HSE issues apology over Áras Attracta mistreatment

HSE chief Tony O’Brien: Behaviour exposed in RTÉ documentary will not be tolerated

HSE director general Tony O’Brien:  “Such standards should not and will not be tolerated in the HSE.” Photograph: Alan Betson/The Irish Times

HSE director general Tony O’Brien: “Such standards should not and will not be tolerated in the HSE.” Photograph: Alan Betson/The Irish Times

 

The Health Service Executive has apologised to residents at a Co Mayo disability centre and their families over their mistreatment at the hands of staff.

It described the behaviour, attitude and practice of some staff shown in an RTÉ undercover documentary last night as unacceptable.

All the recommendations from a recent Health Information and Quality Authority report into Áras Attracta in Swinford had been implemented, it said. “In this regard, it is concerning that unacceptable behaviour and attitudes towards residents, as seen in the footage, continued in unit 3 until the allegations were made known.”

HSE director general Tony O’Brien added: “Much of what was viewed on Prime Time falls well below the standards that we expect in the health services. Such standards should not and will not be tolerated in the HSE.”

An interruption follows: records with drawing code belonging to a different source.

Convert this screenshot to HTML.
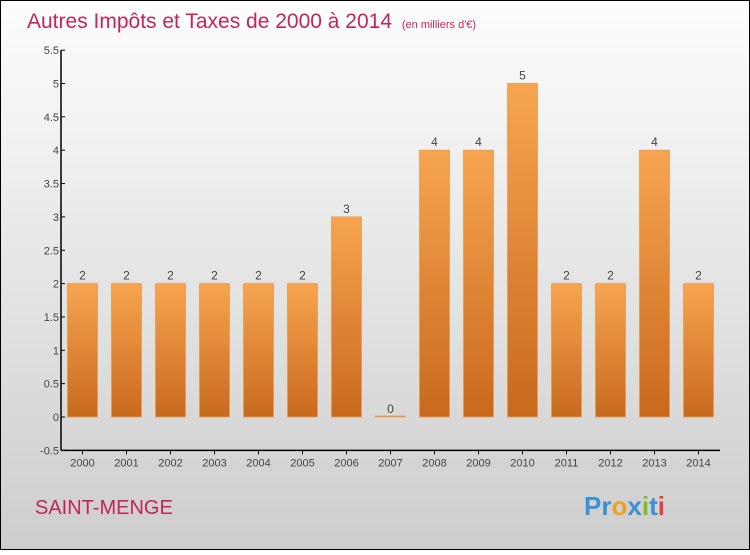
<!DOCTYPE html>
<html><head><meta charset="utf-8"><style>
body{margin:0;width:750px;height:550px;overflow:hidden;font-family:"Liberation Sans",sans-serif}
</style></head><body>
<svg width="750" height="550" xmlns="http://www.w3.org/2000/svg">
<defs>
<linearGradient id="bg" x1="0" y1="0" x2="0" y2="1"><stop offset="0" stop-color="#fdfdfd"/><stop offset="1" stop-color="#cdcdcd"/></linearGradient>
<linearGradient id="bar" x1="0" y1="0" x2="0" y2="1"><stop offset="0" stop-color="#f7a550"/><stop offset="1" stop-color="#c8691c"/></linearGradient>
</defs>
<rect x="0.5" y="0.5" width="749" height="549" fill="url(#bg)" stroke="#000"/>
<text x="27" y="28" font-size="21" fill="#c2255c">Autres Impôts et Taxes de 2000 à 2014 <tspan font-size="11" dx="4">(en milliers d'€)</tspan></text>
<g id="yaxis"></g>
<g id="bars"></g>
<g id="xaxis"></g>
<text x="35" y="514" font-size="20" fill="#c2255c">SAINT-MENGE</text>
<text x="584" y="515" font-size="26" font-weight="bold"><tspan fill="#3b8fd4">Pr</tspan><tspan fill="#f0a020">o</tspan><tspan fill="#3b8fd4">x</tspan><tspan fill="#7cbf2a">i</tspan><tspan fill="#3b8fd4">t</tspan><tspan fill="#e84040">i</tspan></text>
</svg>
<script>
const years=["2000","2001","2002","2003","2004","2005","2006","2007","2008","2009","2010","2011","2012","2013","2014"];
const values=[2,2,2,2,2,2,3,0,4,4,5,2,2,4,2];
const yTicks=[-0.5,0,0.5,1,1.5,2,2.5,3,3.5,4,4.5,5,5.5];
const NS="http://www.w3.org/2000/svg";
const y0=417,unit=66.7,axX=61,x0=82.5,step=44,bw=30;
const Y=v=>y0-v*unit, X=i=>x0+i*step;
function mk(t,a,p,txt){const e=document.createElementNS(NS,t);for(const k in a)e.setAttribute(k,a[k]);if(txt!==undefined)e.textContent=txt;p.appendChild(e);return e;}
const ya=document.getElementById('yaxis'),ba=document.getElementById('bars'),xa=document.getElementById('xaxis');
mk('line',{x1:axX,y1:Y(5.5),x2:axX,y2:Y(-0.5),stroke:'#000','stroke-width':1.5},ya);
yTicks.forEach(v=>{
 mk('line',{x1:axX,y1:Y(v),x2:axX+4,y2:Y(v),stroke:'#000'},ya);
 const t=mk('text',{x:axX-2,y:Y(v)+4,'font-size':11,fill:'#444','text-anchor':'end'},ya,String(v));
 
 
});
mk('line',{x1:axX,y1:Y(-0.5),x2:720,y2:Y(-0.5),stroke:'#000','stroke-width':1.5},xa);
years.forEach((yr,i)=>{
 const cx=X(i);
 mk('line',{x1:cx,y1:Y(-0.5),x2:cx,y2:Y(-0.5)+4,stroke:'#000'},xa);
 const t=mk('text',{x:cx,y:Y(-0.5)+16,'font-size':11,fill:'#444','text-anchor':'middle'},xa,yr);
 
 
 const v=values[i];
 const h=Math.max(Y(0)-Y(v),1);
 const r=mk('rect',{x:cx-bw/2,y:Y(0)-h,width:bw,height:h,fill:'url(#bar)',stroke:'#e89a50','stroke-width':0.8},ba);
 
 
 const l=mk('text',{x:cx,y:Y(v)-4,'font-size':12,fill:'#444','text-anchor':'middle'},ba,String(v));
 
 
});
</script>
</body></html>
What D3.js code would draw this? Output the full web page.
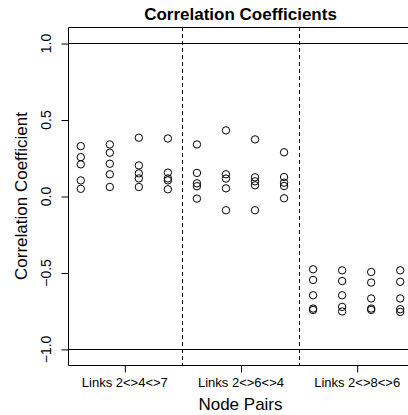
<!DOCTYPE html>
<html>
<head>
<meta charset="utf-8">
<script src="https://cdn.jsdelivr.net/npm/d3@7"></script>
<style>
  body { margin: 0; background: #fff; }
  svg { display: block; font-family: "Liberation Sans", Arial, sans-serif; }
</style>
</head>
<body>
<svg id="chart" width="408" height="415"></svg>
<script>
// group labels on the x axis, one per block of four node pairs
var groupLabels = ["Links 2<>4<>7", "Links 2<>6<>4", "Links 2<>8<>6"];

// correlation coefficients, five per node pair
var links247 = [
  [0.326, 0.254, 0.207, 0.102, 0.047],
  [0.337, 0.283, 0.211, 0.142, 0.059],
  [0.381, 0.200, 0.148, 0.115, 0.059],
  [0.376, 0.153, 0.115, 0.102, 0.044]
];
var links264 = [
  [0.337, 0.151, 0.083, 0.064, -0.017],
  [0.429, 0.142, 0.114, 0.050, -0.093],
  [0.370, 0.122, 0.096, 0.070, -0.093],
  [0.286, 0.124, 0.087, 0.065, -0.015]
];
var links286 = [
  [-0.479, -0.549, -0.649, -0.736, -0.745],
  [-0.486, -0.556, -0.649, -0.725, -0.755],
  [-0.497, -0.566, -0.670, -0.736, -0.745],
  [-0.486, -0.561, -0.670, -0.740, -0.758]
];

var yTicks = [-1.0, -0.5, 0.0, 0.5, 1.0];
var refLines = [-1, 1];
var dividers = [4.5, 8.5];

var svg = d3.select("#chart"),
    margin = {top: 27, right: -5, bottom: 50, left: 68},
    width = +svg.attr("width") - margin.left - margin.right,
    height = +svg.attr("height") - margin.top - margin.bottom,
    g = svg.append("g").attr("transform", "translate(" + margin.left + "," + margin.top + ")");

var columns = links247.concat(links264, links286);
var points = [];
columns.forEach(function(col, i) {
  col.forEach(function(v) { points.push({idx: i + 1, value: v}); });
});

var x = d3.scaleLinear()
    .domain([0.56, 12.44])
    .range([0, width]);

var y = d3.scaleLinear()
    .domain([-1.105, 1.105])
    .range([height, 0]);

// reference lines at +/-1
g.selectAll(".ref")
  .data(refLines)
  .enter().append("line")
    .attr("class", "ref")
    .attr("x1", 0)
    .attr("x2", width)
    .attr("y1", function(d) { return Math.round(y(d)) + 0.5; })
    .attr("y2", function(d) { return Math.round(y(d)) + 0.5; })
    .attr("stroke", "#000");

// dashed group separators
g.selectAll(".divider")
  .data(dividers)
  .enter().append("line")
    .attr("class", "divider")
    .attr("x1", function(d) { return Math.round(x(d)) + 0.5; })
    .attr("x2", function(d) { return Math.round(x(d)) + 0.5; })
    .attr("y1", 0)
    .attr("y2", height)
    .attr("stroke", "#000")
    .attr("stroke-dasharray", "4,3");

g.selectAll("circle")
  .data(points)
  .enter().append("circle")
    .attr("cx", function(d) { return x(d.idx); })
    .attr("cy", function(d) { return y(d.value); })
    .attr("r", 3.7)
    .attr("fill", "none")
    .attr("stroke", "#000")
    .attr("stroke-width", 1);

// box
g.append("path")
    .attr("d", "M" + (width) + ",0.5H0.5V" + (height + 0.5) + "H" + width)
    .attr("fill", "none")
    .attr("stroke", "#000");

// y axis
var yAxis = g.append("g")
    .attr("transform", "translate(0.5,0)")
    .call(d3.axisLeft(y).tickValues(yTicks).tickSize(7).tickFormat(function(d) {
      return d3.format(".1f")(d).replace("-", "\u2212");
    }));
yAxis.select(".domain").remove();
yAxis.selectAll("line").attr("stroke", "#000").attr("transform", "translate(0,0.5)");
yAxis.selectAll("text")
    .attr("x", 0)
    .attr("y", 0)
    .attr("dy", 0)
    .attr("transform", "translate(-18,0) rotate(-90)")
    .attr("text-anchor", "middle")
    .attr("font-size", 14)
    .attr("font-family", "Liberation Sans, Arial, sans-serif")
    .attr("fill", "#000");

// x axis with one label per group
var groupCenters = [2.5, 6.5, 10.5];
var xAxis = g.append("g")
    .attr("transform", "translate(0," + (height + 0.5) + ")")
    .call(d3.axisBottom(x).tickValues(groupCenters).tickSize(7).tickFormat(function(d, i) { return groupLabels[i]; }));
xAxis.select(".domain").remove();
xAxis.selectAll("line").attr("stroke", "#000").attr("transform", "translate(0.5,0)");
xAxis.selectAll("text")
    .attr("y", 21)
    .attr("dy", 0)
    .attr("font-size", 13)
    .attr("font-family", "Liberation Sans, Arial, sans-serif")
    .attr("fill", "#000");

// title and axis labels
svg.append("text")
    .attr("x", margin.left + x(6.5))
    .attr("y", 20)
    .attr("text-anchor", "middle")
    .attr("font-size", 17)
    .attr("font-weight", "bold")
    .text("Correlation Coefficients");

svg.append("text")
    .attr("x", margin.left + x(6.5))
    .attr("y", 410)
    .attr("text-anchor", "middle")
    .attr("font-size", 17)
    .text("Node Pairs");

svg.append("text")
    .attr("transform", "translate(27," + (margin.top + y(0)) + ") rotate(-90)")
    .attr("text-anchor", "middle")
    .attr("font-size", 17)
    .text("Correlation Coefficient");
</script>
</body>
</html>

While the HSE has ordered an investigation under an independent chairman, Inclusion Ireland said this would not be enough to restore public confidence. The organisation said it was not appropriate for the social care division alone to investigate its own service.

Responsibility for the mistreatment of residents at the centre goes “right up” to the top of the HSE, according to a special needs group.

“I don’t think the HSE at higher levels can abdicate responsibility and just put full blame on those staff.

“The buck does not stop with the people on the ground,” said Lorraine Dempsey of the Special Needs Parents Association, who appeared in the documentary.

“People with disabilities in these institutional settings have been hidden. For decades, this is one of these historic legacies which is a scandal that Ireland yet again is choosing to just keep down.”

Abuse

Other experts contributing to the programme unequivocally describe the secretly filmed scenes from the home as abuse.

“I’ve seen footage like this before but to be frank, it’s from eastern Europe, not Ireland and I feel ashamed about this,” said Prof Gerard Quinn, director of the centre for disability law in NUI Galway.

“I am absolutely stuck for words,” said Prof Owen Barr, head of the school of nursing, University of Ulster.

“It’s entirely unacceptable that individual members of staff behave in this way, equally unacceptable that an organisation could have a facility that behaves like this, and them not know about it.”